Palladium is a chemical element with the chemical symbol Pd (atomic number of 46) and is a soft silver-white metal that resembles platinum.
Palladium, platinum, rhodium, ruthenium, iridium and osmium form a group of elements referred to as the Platinum Group Metals. These have similar chemical properties, but palladium has the lowest melting point and is the least dense of them. The metal has the uncommon ability to absorb up to 900 times its own volume of hydrogen at room temperatures.
These unique properties of palladium and other platinum group metals account for their widespread use. Many of the drugs manufactured today either contain these metals or have a significant part in their manufacturing process played by them.
Palladium commonly exists in 0, +2, +4 (rare) oxidation states. Elemental palladium reacts with chlorine to give palladium(II) chloride. Palladium(II) chloride, also known as palladium dichloride is the chemical compound with the formula PdCl2. This is a common starting material in palladium chemistry. Palladium based catalysts are of particular value in organic synthesis. It is prepared bychlorination of palladium.
Preparation of PdCl2:
The anhydrous salt is prepared by heating loose palladium sponge to a dull red heat in a stream of Cl2. For a more in-depth literature refer the below link
Palladium(II) chloride is a common starting point in the synthesis of other palladium compounds. It is not particularly soluble in water or non-coordinating solvents, so the first step in its utilization is often the preparation of labile but soluble Lewis base adducts, such as those resulting from acetonitrile or benzonitrile. The acetonitrile complex is prepared by treating PdCl2in refluxing acetonitrile:
PdCl2 + 2 MeCN → PdCl2(MeCN)2
Although rarely suggested, inert-gas techniques are not necessary if the complex is to be used in situ. As an example,bis(triphenylphosphine)palladium(II) dichloride may be prepared from palladium(II) chloride by reacting it with triphenylphosphine in benzonitrile.
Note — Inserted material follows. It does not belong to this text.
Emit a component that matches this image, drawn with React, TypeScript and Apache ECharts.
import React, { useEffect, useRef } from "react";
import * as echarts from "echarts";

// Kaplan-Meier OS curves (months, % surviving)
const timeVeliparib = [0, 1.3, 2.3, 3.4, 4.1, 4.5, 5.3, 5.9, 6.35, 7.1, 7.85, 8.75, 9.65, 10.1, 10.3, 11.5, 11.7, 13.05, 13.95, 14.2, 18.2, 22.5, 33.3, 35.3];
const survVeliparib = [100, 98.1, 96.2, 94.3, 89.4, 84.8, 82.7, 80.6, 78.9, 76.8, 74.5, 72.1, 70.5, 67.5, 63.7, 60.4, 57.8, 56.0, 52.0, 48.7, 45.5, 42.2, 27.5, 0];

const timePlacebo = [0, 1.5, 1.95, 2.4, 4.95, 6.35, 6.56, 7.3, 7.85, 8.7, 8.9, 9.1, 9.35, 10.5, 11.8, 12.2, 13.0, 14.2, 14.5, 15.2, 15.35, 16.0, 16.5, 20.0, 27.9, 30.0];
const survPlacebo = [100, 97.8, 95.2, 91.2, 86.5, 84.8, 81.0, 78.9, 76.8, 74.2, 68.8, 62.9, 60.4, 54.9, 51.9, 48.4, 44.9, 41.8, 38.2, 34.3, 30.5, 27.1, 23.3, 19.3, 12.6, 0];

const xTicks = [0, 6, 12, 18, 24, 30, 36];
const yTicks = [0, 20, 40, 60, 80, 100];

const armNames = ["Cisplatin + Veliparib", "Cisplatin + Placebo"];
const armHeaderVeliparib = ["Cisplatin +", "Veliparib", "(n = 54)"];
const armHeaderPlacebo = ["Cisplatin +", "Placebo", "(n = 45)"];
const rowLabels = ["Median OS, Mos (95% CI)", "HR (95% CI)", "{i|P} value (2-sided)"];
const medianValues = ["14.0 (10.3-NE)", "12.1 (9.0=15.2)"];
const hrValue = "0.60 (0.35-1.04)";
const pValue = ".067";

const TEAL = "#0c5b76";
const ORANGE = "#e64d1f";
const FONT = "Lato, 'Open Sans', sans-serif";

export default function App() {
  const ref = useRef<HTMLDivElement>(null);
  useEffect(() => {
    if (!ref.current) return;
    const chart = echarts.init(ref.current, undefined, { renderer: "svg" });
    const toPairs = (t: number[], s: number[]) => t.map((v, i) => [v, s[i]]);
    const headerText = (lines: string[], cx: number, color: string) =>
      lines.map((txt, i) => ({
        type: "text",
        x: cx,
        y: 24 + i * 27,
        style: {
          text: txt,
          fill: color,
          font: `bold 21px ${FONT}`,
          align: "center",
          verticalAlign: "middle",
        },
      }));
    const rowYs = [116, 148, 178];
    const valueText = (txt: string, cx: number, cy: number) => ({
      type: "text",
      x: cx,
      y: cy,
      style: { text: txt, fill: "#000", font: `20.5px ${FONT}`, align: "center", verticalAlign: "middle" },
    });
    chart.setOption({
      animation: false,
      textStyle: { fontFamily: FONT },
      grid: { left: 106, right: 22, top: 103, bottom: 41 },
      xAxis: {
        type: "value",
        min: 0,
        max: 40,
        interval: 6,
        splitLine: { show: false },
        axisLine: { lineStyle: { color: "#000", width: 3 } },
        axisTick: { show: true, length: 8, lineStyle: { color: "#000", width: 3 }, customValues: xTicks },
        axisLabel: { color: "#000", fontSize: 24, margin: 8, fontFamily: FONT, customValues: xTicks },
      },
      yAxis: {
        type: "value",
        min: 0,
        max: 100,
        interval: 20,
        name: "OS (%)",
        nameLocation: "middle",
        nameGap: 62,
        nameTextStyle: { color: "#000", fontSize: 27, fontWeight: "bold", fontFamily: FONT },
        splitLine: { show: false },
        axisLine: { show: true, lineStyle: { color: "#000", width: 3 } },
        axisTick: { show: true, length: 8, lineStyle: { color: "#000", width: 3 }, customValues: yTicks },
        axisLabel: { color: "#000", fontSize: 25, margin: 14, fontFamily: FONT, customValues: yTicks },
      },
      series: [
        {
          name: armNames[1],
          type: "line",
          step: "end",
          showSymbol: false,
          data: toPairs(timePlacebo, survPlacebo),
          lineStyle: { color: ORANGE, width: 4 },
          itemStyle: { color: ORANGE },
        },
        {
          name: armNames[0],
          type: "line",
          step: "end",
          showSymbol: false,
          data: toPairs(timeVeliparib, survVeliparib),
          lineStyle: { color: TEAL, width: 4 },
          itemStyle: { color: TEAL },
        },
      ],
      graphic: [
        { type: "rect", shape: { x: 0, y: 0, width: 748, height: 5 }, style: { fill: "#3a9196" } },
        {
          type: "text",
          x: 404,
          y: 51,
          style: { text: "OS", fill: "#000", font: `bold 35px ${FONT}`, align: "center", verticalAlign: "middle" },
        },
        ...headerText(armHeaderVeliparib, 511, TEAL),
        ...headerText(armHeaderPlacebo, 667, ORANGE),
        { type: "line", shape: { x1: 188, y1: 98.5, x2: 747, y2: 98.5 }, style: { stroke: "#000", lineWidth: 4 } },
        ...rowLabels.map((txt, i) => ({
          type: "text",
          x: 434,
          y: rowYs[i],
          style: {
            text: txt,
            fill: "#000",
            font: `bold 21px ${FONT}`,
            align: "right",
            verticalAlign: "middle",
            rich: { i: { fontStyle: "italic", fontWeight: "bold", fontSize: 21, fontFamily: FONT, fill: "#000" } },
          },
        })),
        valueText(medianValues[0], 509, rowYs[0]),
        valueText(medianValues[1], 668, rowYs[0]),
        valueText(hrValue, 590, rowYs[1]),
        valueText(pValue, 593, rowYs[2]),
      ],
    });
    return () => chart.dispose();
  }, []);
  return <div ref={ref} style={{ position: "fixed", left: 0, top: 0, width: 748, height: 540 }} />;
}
PdCl2 + 2 PPh3 → PdCl2(PPh3)2
Upon further reduction in the presence of more triphenylphosphine gives tetrakis(triphenylphosphine)palladium(0).
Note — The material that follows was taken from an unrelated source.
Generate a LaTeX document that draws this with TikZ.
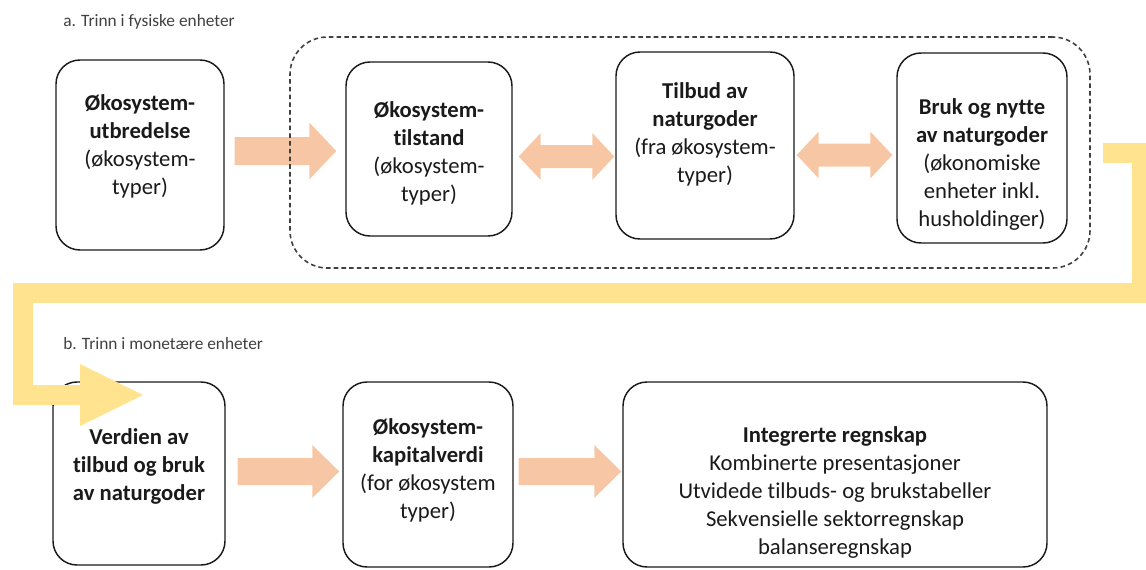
\documentclass[tikz,border=0pt]{standalone}
\usepackage{fontspec}
\setmainfont{Carlito}[Ligatures=NoCommon]
\usetikzlibrary{calc}
\definecolor{peach}{HTML}{F7C7A5}
\definecolor{gold}{HTML}{FFE38F}
\definecolor{labelgray}{HTML}{404040}
\definecolor{ink}{HTML}{1A1A1A}
\def\pxu{0.75pt}
% right-pointing block arrow: tail, tip, half body, half head, head length (px)
\newcommand\blockR[5]{%
  \fill[peach] let \p1=(#1), \p2=(#2) in
    (\x1,\y1+#3*\pxu) -- (\x2-#5*\pxu,\y1+#3*\pxu) -- (\x2-#5*\pxu,\y1+#4*\pxu)
    -- (\x2,\y1) -- (\x2-#5*\pxu,\y1-#4*\pxu) -- (\x2-#5*\pxu,\y1-#3*\pxu)
    -- (\x1,\y1-#3*\pxu) -- cycle;}
% double-headed block arrow: left tip, right tip, half body, half head, head length (px)
\newcommand\blockLR[5]{%
  \fill[peach] let \p1=(#1), \p2=(#2) in
    (\x1,\y1) -- (\x1+#5*\pxu,\y1+#4*\pxu) -- (\x1+#5*\pxu,\y1+#3*\pxu)
    -- (\x2-#5*\pxu,\y1+#3*\pxu) -- (\x2-#5*\pxu,\y1+#4*\pxu) -- (\x2,\y1)
    -- (\x2-#5*\pxu,\y1-#4*\pxu) -- (\x2-#5*\pxu,\y1-#3*\pxu)
    -- (\x1+#5*\pxu,\y1-#3*\pxu) -- (\x1+#5*\pxu,\y1-#4*\pxu) -- cycle;}
\tikzset{
  stagebox/.style={draw=ink, line width=1.1pt, rounded corners=18pt, fill=white, inner sep=0pt},
  stagetext/.style={align=center, text=ink, font=\fontsize{17}{21}\selectfont, inner sep=0pt},
  steplabel/.style={anchor=west, text=labelgray, font=\fontsize{13}{15}\selectfont, inner sep=0pt},
  groupbox/.style={draw=labelgray, line width=1.2pt, dash pattern=on 3.4pt off 2.4pt,
    rounded corners=28pt, inner sep=0pt},
  flowbar/.style={draw=gold, line width=20*\pxu, line join=miter}
}
\begin{document}
\begin{tikzpicture}[x=0.75pt, y=-0.75pt]
\useasboundingbox (0,0) rectangle (1146,569);

% section labels
\node[steplabel] (la) at (63,22) {a. Trinn i fysiske enheter};
\node[steplabel] (lb) at (63,344) {b. Trinn i monetære enheter};

% physical stages
\node[stagebox, minimum width=168*\pxu, minimum height=190*\pxu] (b1) at (140,155) {};
\node[stagetext] (t1) at (140,146) {\textbf{Økosystem-}\\\textbf{utbredelse}\\(økosystem-\\typer)};
\node[stagebox, minimum width=166*\pxu, minimum height=174*\pxu] (b2) at (429,149) {};
\node[stagetext] (t2) at (429,153) {\textbf{Økosystem-}\\\textbf{tilstand}\\(økosystem-\\typer)};
\node[stagebox, minimum width=178*\pxu, minimum height=187*\pxu] (b3) at (705,145.5) {};
\node[stagetext] (t3) at (705,134) {\textbf{Tilbud av}\\\textbf{naturgoder}\\(fra økosystem-\\typer)};
\node[stagebox, minimum width=170*\pxu, minimum height=190*\pxu] (b4) at (982,148) {};
\node[stagetext] (t4) at (982,164) {\textbf{Bruk og nytte}\\\textbf{av naturgoder}\\(økonomiske\\enheter inkl.\\husholdinger)};

% monetary stages
\node[stagebox, minimum width=172*\pxu, minimum height=183*\pxu] (b5) at (139,473.5) {};
\node[stagetext] (t5) at (139,466) {\textbf{Verdien av}\\\textbf{tilbud og bruk}\\\textbf{av naturgoder}};
\node[stagebox, minimum width=170*\pxu, minimum height=185*\pxu] (b6) at (428,474.5) {};
\node[stagetext] (t6) at (428,470) {\textbf{Økosystem-}\\\textbf{kapitalverdi}\\(for økosystem\\typer)};
\node[stagebox, minimum width=424*\pxu, minimum height=185*\pxu] (b7) at (835,474.5) {};
\node[stagetext] (t7) at (835,492) {\textbf{Integrerte regnskap}\\Kombinerte presentasjoner\\Utvidede tilbuds- og brukstabeller\\Sekvensielle sektorregnskap\\balanseregnskap};

% block arrows between stages
\coordinate (a1s) at ($(b1.east)+(10,-4)$);
\coordinate (a1e) at ($(b2.west)+(-9,2)$);
\blockR{a1s}{a1e}{14}{28.5}{27}
\coordinate (a2s) at ($(b2.east)+(6,7.5)$);
\coordinate (a2e) at ($(b3.west)+(-1,11)$);
\blockLR{a2s}{a2e}{11.5}{23.5}{22}
\coordinate (a3s) at ($(b3.east)+(2,9.5)$);
\coordinate (a3e) at ($(b4.west)+(-4,7)$);
\blockLR{a3s}{a3e}{11.5}{23.5}{22}
\coordinate (a4s) at ($(b5.east)+(12,-2)$);
\coordinate (a4e) at ($(b6.west)+(-3,-3)$);
\blockR{a4s}{a4e}{13.5}{26.5}{27}
\coordinate (a5s) at ($(b6.east)+(5,-3)$);
\coordinate (a5e) at ($(b7.west)+(-1,-3)$);
\blockR{a5s}{a5e}{13.5}{26.5}{27}

% grouping of the physical stages
\node[groupbox, minimum width=800*\pxu, minimum height=231*\pxu] (grp) at (690,152.5) {};

% flow from the physical to the monetary stages
\coordinate (ys) at (1103,153);
\coordinate (yh) at (80,395);
\coordinate (yt) at (143,395);
\draw[flowbar] (ys) -| (1142,293) -| (23,395) -- ([xshift=1]yh);
\fill[gold] ($(yh)+(0,-31)$) -- (yt) -- ($(yh)+(0,31)$) -- cycle;
\end{tikzpicture}
\end{document}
PdCl2(PPh3)2 + 2 PPh3 + 2.5 N2H4 → Pd(PPh3)4 + 0.5 N2 + 2 N2H5+Cl−
Palladium chloride may also be used to give heterogeneous palladium catalysts: palladium on barium sulfate, palladium on carbon, and palladium chloride on carbon.
Usage in synthetic organic chemistry:
Due to its ability to adsorb huge amounts of hydrogen (900 parts of Hydrogen per 1 part of Palladium) it has got a great prospective in fast developing Hydrogen Energy industry. Palladium is used in fuel cells to convert hydrogen and oxygen to electrical energy. But the most impressive part of Palladium is of course the chemical catalysis. It accomplishes a precise job as a powerful role in Palladium catalyzed coupling reactions.
Palladium compounds are used as a catalyst in many coupling reactions (given below), usually as homogeneous catalysts.
Suzuki reaction
Stille reaction
Hiyama coupling
Sonogashira coupling
Negishi coupling
Buchwald-Hartwig amination
Heck-Matsuda Reaction